Beyond the cloud, Mahaney sees Amazon’s retail segment—which often receives less analytical attention in AI discussions—as a sleeper catalyst for accelerating growth and margin expansion. He pointed specifically to the integration of generative AI into the consumer experience. The introduction of tools like Rufus, Amazon’s new generative commerce functionality, is "making online retail better," enhancing search and discovery for consumers and improving conversion rates for sellers. This, combined with faster delivery logistics and the anticipation of a Prime pricing increase, creates a powerful trifecta: accelerating retail growth, which in turn boosts the highly profitable advertising segment, all while margins improve across the board. The confluence of these accelerating trends, coupled with a valuation he deems "very reasonable," positions Amazon as a compelling investment in the evolving AI landscape.

Despite the powerful structural tailwinds provided by the AI industrial cycle, Mahaney was quick to acknowledge that macro risks cannot be ignored, particularly concerning inflation and interest rates. When pressed on the recent hawkish comments from some Federal Reserve officials and investment banks suggesting rates might not fall or could even rise, Mahaney framed this as the primary threat to growth assets. He labeled the scenario of strong economic expansion coupled with persistent inflation a "growflation" risk—a term he coined during the interview.

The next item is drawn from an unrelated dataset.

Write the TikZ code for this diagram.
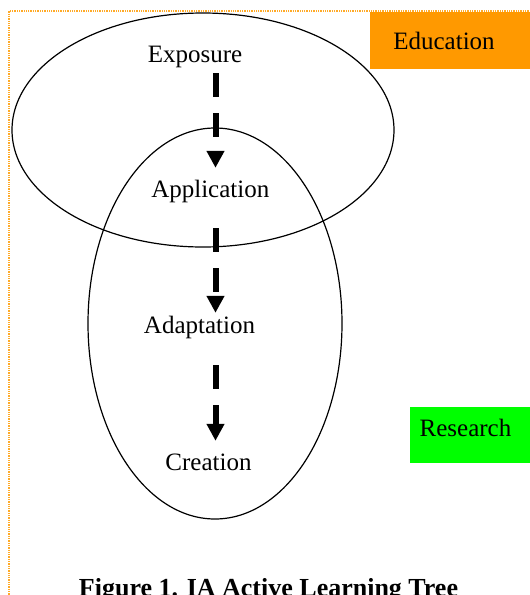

He reflected on the recent past, noting that the tech market correction in the first half of 2022 was triggered by the Fed’s aggressive rate hikes. If the market were to face a renewed period of persistent inflation requiring further monetary tightening, the consequences for high-growth, high-valuation tech stocks could be severe. "If we’re going to stimulate our way out and we’re going to have inflation again," he warned, "the thing that cracked the tech market back in the first half of ’22 was interest rates going from zero to 100." While his base assumption is that rates will continue to moderate, offering a constructive backdrop for tech, the possibility of a "growflation" scenario remains the single most important macro variable for founders, VCs, and investors focused on the AI ecosystem. Ultimately, the AI industrial cycle is robust enough to power through moderate headwinds, but it is not immune to fundamental shifts in the cost of capital.